II. Questions en litige et norme de contrôle
[4] Dans la présente demande de contrôle judiciaire, M. Sellathambi soulève les questions suivantes :
La SAR a-t-elle commis une erreur dans son traitement de la preuve, à savoir une lettre d’un juge de paix et deux lettres de la mère du demandeur?
La SAR a-t-elle omis de tenir compte de l’effet cumulatif des risques de persécution?

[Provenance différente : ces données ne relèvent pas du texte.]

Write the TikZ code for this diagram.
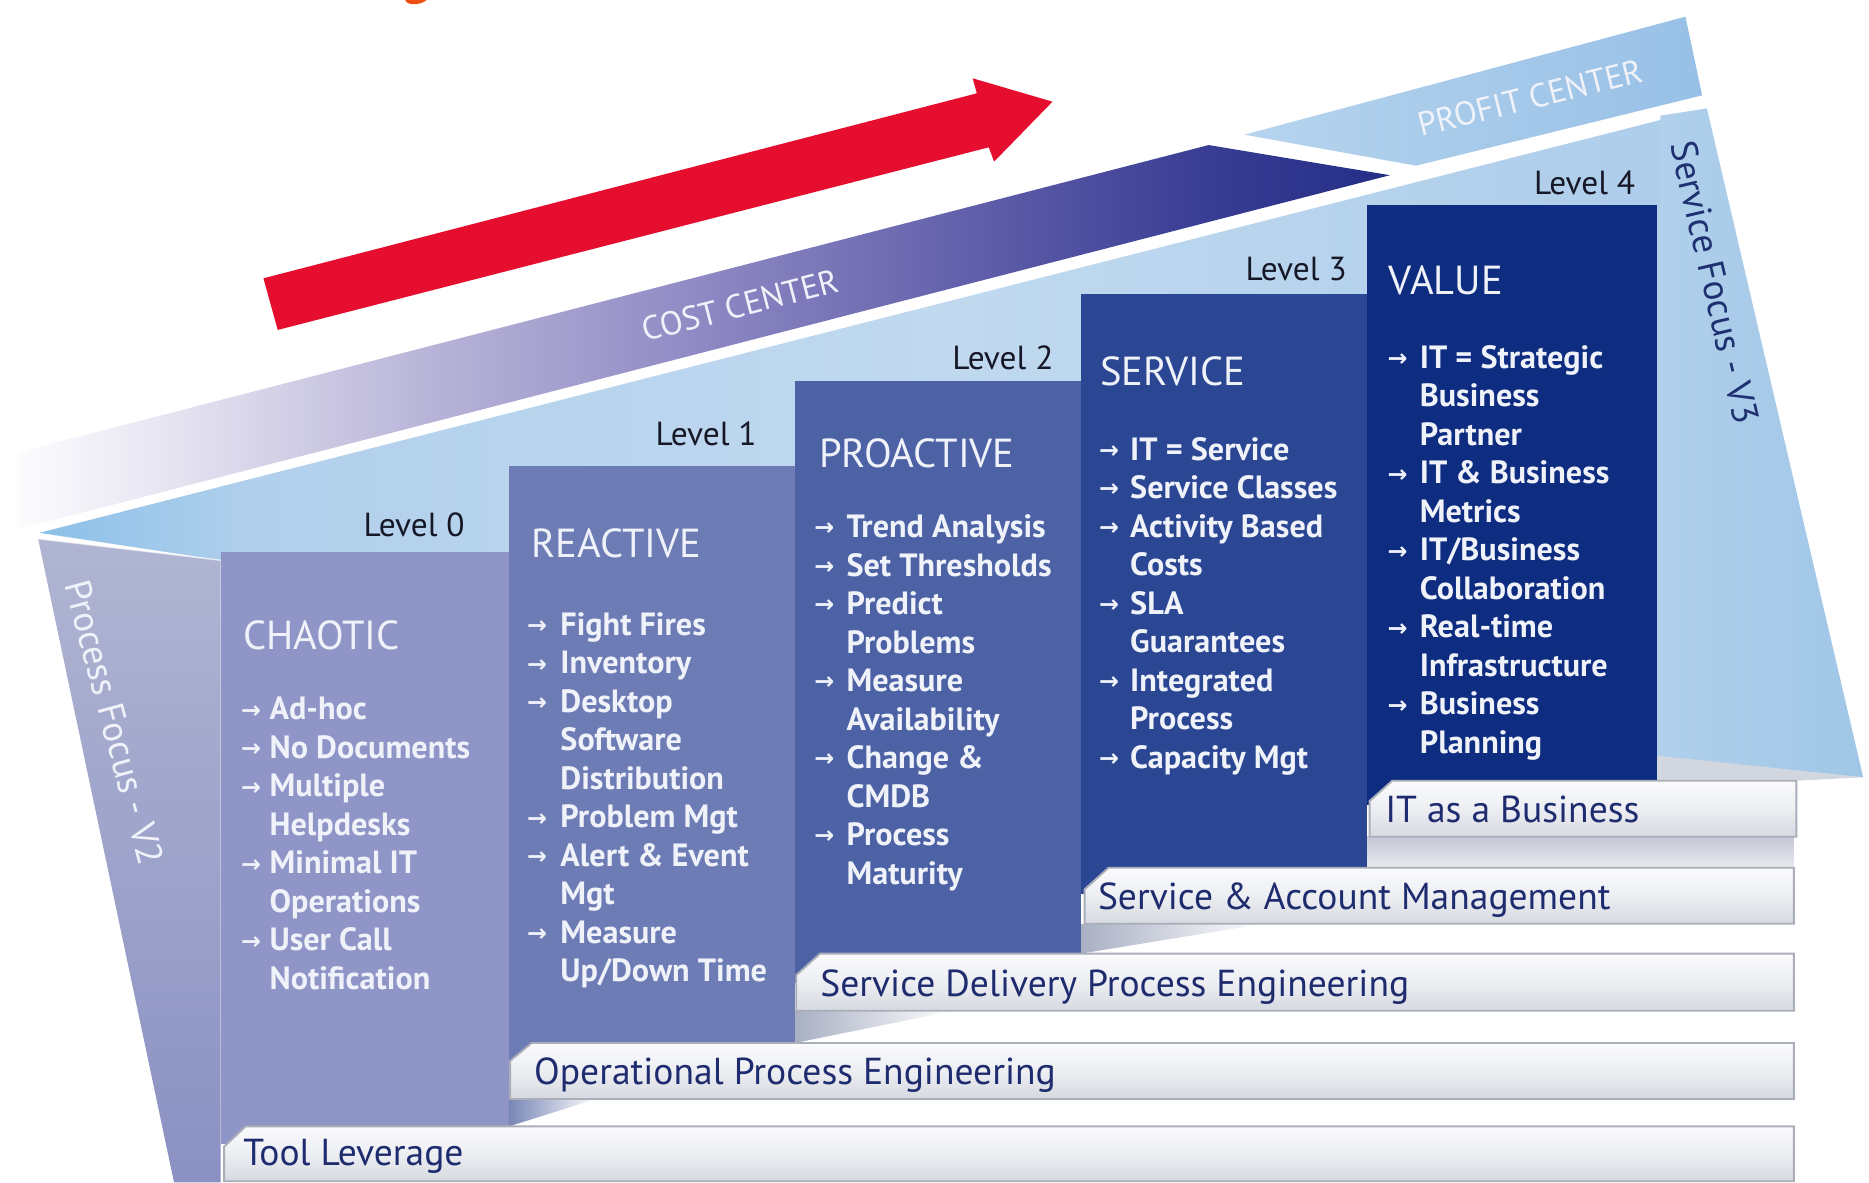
\documentclass[tikz,border=0pt]{standalone}
\usepackage{fontspec}
\setmainfont{PT Sans}
\newfontfamily\arrfont{DejaVu Sans}
\definecolor{redarrow}{RGB}{230,14,47}
\definecolor{orangefrag}{RGB}{236,78,16}
\definecolor{chc}{RGB}{143,149,198}
\definecolor{rec}{RGB}{109,124,180}
\definecolor{proc}{RGB}{76,98,165}
\definecolor{serc}{RGB}{43,71,147}
\definecolor{valc}{RGB}{14,44,128}
\definecolor{wtxt}{RGB}{240,242,250}
\definecolor{lvlc}{RGB}{22,24,40}
\definecolor{navytxt}{RGB}{30,43,110}
\definecolor{barT}{RGB}{251,251,253}
\definecolor{barM}{RGB}{236,238,242}
\definecolor{barB}{RGB}{214,217,224}
\definecolor{barE}{RGB}{170,174,184}
\definecolor{lpT}{RGB}{176,181,210}
\definecolor{lpB}{RGB}{138,145,194}
\definecolor{rpL}{RGB}{176,208,236}
\definecolor{rpR}{RGB}{160,198,230}
\definecolor{pfL}{RGB}{182,212,238}
\definecolor{pfR}{RGB}{152,192,230}
\definecolor{sfocus}{RGB}{30,48,112}
\definecolor{floorc}{RGB}{210,214,222}
\definecolor{gapT}{RGB}{196,200,212}
\definecolor{gapB}{RGB}{232,234,239}
\definecolor{wedgeA}{RGB}{169,176,196}
\definecolor{wedgeB}{RGB}{120,134,182}
\definecolor{cbA}{RGB}{252,252,254}
\definecolor{cbB}{RGB}{228,226,240}
\definecolor{cbC}{RGB}{184,180,216}
\definecolor{cbD}{RGB}{142,137,195}
\definecolor{cbE}{RGB}{96,94,170}
\definecolor{cbF}{RGB}{58,62,148}
\definecolor{cbG}{RGB}{36,46,134}
\definecolor{bwA}{RGB}{140,192,232}
\definecolor{bwB}{RGB}{178,208,236}
\definecolor{bwC}{RGB}{192,217,239}
\definecolor{bwD}{RGB}{172,204,234}
\pgfdeclarehorizontalshading{costband}{100bp}{color(0bp)=(cbA); color(25bp)=(cbA); color(31bp)=(cbB); color(40bp)=(cbC); color(50bp)=(cbD); color(60bp)=(cbE); color(68bp)=(cbF); color(75bp)=(cbG); color(100bp)=(cbG)}
\pgfdeclarehorizontalshading{backwall}{100bp}{color(0bp)=(bwA); color(25bp)=(bwA); color(31bp)=(bwB); color(50bp)=(bwC); color(72bp)=(bwD); color(100bp)=(bwD)}
\newcommand\bulletcol[5]{%
  \foreach \a/\t [count=\i from 0] in {#5}{%
    \node[bul] (#1t\i) at (#3,{#4+32.3*\i}) {\t};
    \ifnum\a=1 \node[arr] (#1a\i) at (#2,{#4+32.3*\i}) {→};\fi
  }}
\begin{document}
\begin{tikzpicture}[x=1pt,y=-1pt,
  lvl/.style={font=\fontsize{28}{30}\selectfont, text=lvlc, anchor=base east, inner sep=0pt},
  ttl/.style={font=\fontsize{34}{36}\selectfont, text=wtxt, anchor=base west, inner sep=0pt},
  bul/.style={font=\bfseries\fontsize{27}{28}\selectfont, text=wtxt, anchor=base west, inner sep=0pt},
  arr/.style={font=\arrfont\bfseries\fontsize{20}{22}\selectfont, text=wtxt, anchor=base west, inner sep=0pt, yshift=1.5pt},
  barlbl/.style={font=\fontsize{31.5}{33}\selectfont, text=navytxt, anchor=base west, inner sep=0pt},
  barfill/.style={top color=barT, bottom color=barB, middle color=barM, draw=barE, line width=1.6pt},
  bandtxt/.style={font=\fontsize{28}{30}\selectfont, inner sep=0pt},
  sidetxt/.style={font=\fontsize{31}{33}\selectfont, inner sep=0pt}
]
\useasboundingbox (0,0) rectangle (1568,992);
\fill[white] (0,0) rectangle (1568,992);

% orange fragment at top
\fill[orangefrag] (340,0) .. controls (341,4.5) and (352,5) .. (358,0) -- cycle;

% back wall
\shade[shading=backwall] (33,447) -- (1431,91) -- (1563,652) -- (1390,652) -- (1390,470) -- (185,470) -- cycle;

% cost center band
\shade[shading=costband] (15,379.5) -- (1014,121.7) -- (1166,147) -- (15,444) -- cycle;
\node[bandtxt, text=wtxt, rotate=14.5] (cost) at (621,256) {COST CENTER};

% profit center band
\shade[left color=pfL, right color=pfR] (1044,113) -- (1414,14) -- (1428,80) -- (1188,139) -- cycle;
\node[bandtxt, text=wtxt, rotate=14] (profit) at (1284,82) {PROFIT CENTER};

% red arrow
\fill[redarrow] (221,233.5) -- (819.5,78.3) -- (816,65.7) -- (883,85.3) -- (834,135.6) -- (829.5,123.6) -- (233,276.8) -- cycle;

% left panel
\shade[top color=lpT, bottom color=lpB] (32,452) -- (185,470) -- (185,992) -- (146,992) -- cycle;
\draw[white, opacity=0.6, line width=1.2pt] (32,452) -- (185,470);
\node[sidetxt, text=wtxt, rotate=-75] (pfocus) at (96,606) {Process Focus - V2};

% right panel
\shade[left color=rpL, right color=rpR] (1393,97) -- (1432,91) -- (1563,652) -- (1391,634) -- cycle;
\fill[floorc] (1390,634) -- (1563,652) -- (1507,655) -- (1390,655) -- cycle;
\node[sidetxt, text=sfocus, rotate=-77] (sfoc) at (1439,237) {Service Focus - V3};

% columns
\fill[chc] (185,463) rectangle (427,960);
\fill[rec] (427,391) rectangle (667,900);
\fill[proc] (667,320) rectangle (907,825);
\fill[serc] (907,247) rectangle (1147,750);
\fill[valc] (1147,172) rectangle (1390,675);

% level labels
\node[lvl] (l0) at (390,450) {Level 0};
\node[lvl] (l1) at (635,374) {Level 1};
\node[lvl] (l2) at (884,310) {Level 2};
\node[lvl] (l3) at (1130,235) {Level 3};
\node[lvl] (l4) at (1372,163) {Level 4};

% titles
\node[ttl] (tchaotic) at (204,545) {CHAOTIC};
\node[ttl] (treactive) at (446,468) {REACTIVE};
\node[ttl] (tproactive) at (687,392) {PROACTIVE};
\node[ttl] (tservice) at (923,323) {SERVICE};
\node[ttl] (tvalue) at (1165,247) {VALUE};

% bullets
\bulletcol{ch}{202}{226}{604}{1/Ad-hoc,1/No Documents,1/Multiple,0/Helpdesks,1/Minimal IT,0/Operations,1/User Call,0/Notification}
\bulletcol{re}{442}{470}{533}{1/Fight Fires,1/Inventory,1/Desktop,0/Software,0/Distribution,1/Problem Mgt,1/Alert \& Event,0/Mgt,1/Measure,0/{Up/Down Time}}
\bulletcol{pr}{683}{710}{451}{1/Trend Analysis,1/Set Thresholds,1/Predict,0/Problems,1/Measure,0/Availability,1/Change \&,0/CMDB,1/Process,0/Maturity}
\bulletcol{se}{922}{948}{386}{1/IT = Service,1/Service Classes,1/Activity Based,0/Costs,1/SLA,0/Guarantees,1/Integrated,0/Process,1/Capacity Mgt}
\bulletcol{va}{1164}{1191}{309}{1/IT = Strategic,0/Business,0/Partner,1/IT \& Business,0/Metrics,1/{IT/Business},0/Collaboration,1/Real-time,0/Infrastructure,1/Business,0/Planning}

% gaps and wedges
\shade[top color=gapT, bottom color=gapB] (1147,702) rectangle (1505,728);
\shade[left color=wedgeA, right color=white] (907,775) -- (1060,775) -- (907,800) -- cycle;
\shade[left color=wedgeA, right color=white] (667,848) -- (800,848) -- (667,875) -- cycle;
\shade[left color=wedgeB, right color=white] (427,922) -- (500,922) -- (427,945) -- cycle;

% bars
\path[barfill] (1149,672) -- (1168,655) -- (1507,655) -- (1507,702) -- (1149,702) -- cycle;
\path[barfill] (910,746) -- (930,728) -- (1505,728) -- (1505,775) -- (910,775) -- cycle;
\path[barfill] (668,818) -- (688,800) -- (1505,800) -- (1505,848) -- (668,848) -- cycle;
\path[barfill] (428,890) -- (446,875) -- (1505,875) -- (1505,922) -- (428,922) -- cycle;
\path[barfill] (188,962) -- (206,945) -- (1505,945) -- (1505,991) -- (188,991) -- cycle;

\node[barlbl] (bIT) at (1162,690) {IT as a Business};
\node[barlbl] (bSA) at (921,763) {Service \& Account Management};
\node[barlbl] (bSD) at (688,836) {Service Delivery Process Engineering};
\node[barlbl] (bOP) at (448,910) {Operational Process Engineering};
\node[barlbl] (bTL) at (204,978) {Tool Leverage};
\end{tikzpicture}
\end{document}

[5] Ces questions concernent le fond de la décision et sont assujetties à la norme de la décision raisonnable : Canada (Ministre de la Citoyenneté et de l’Immigration) c Vavilov, 2019 CSC 65 aux para 23-25; Jayasinghe Arachchige c Canada (Citoyenneté et de l’Immigration), 2020 CF 509 au para 28. Une décision raisonnable en est une qui est justifiée, intelligible et transparente pour la personne visée par la décision, au regard des contraintes factuelles et juridiques imposées au décideur : Vavilov, aux para 99-101, 105-107, 125-128.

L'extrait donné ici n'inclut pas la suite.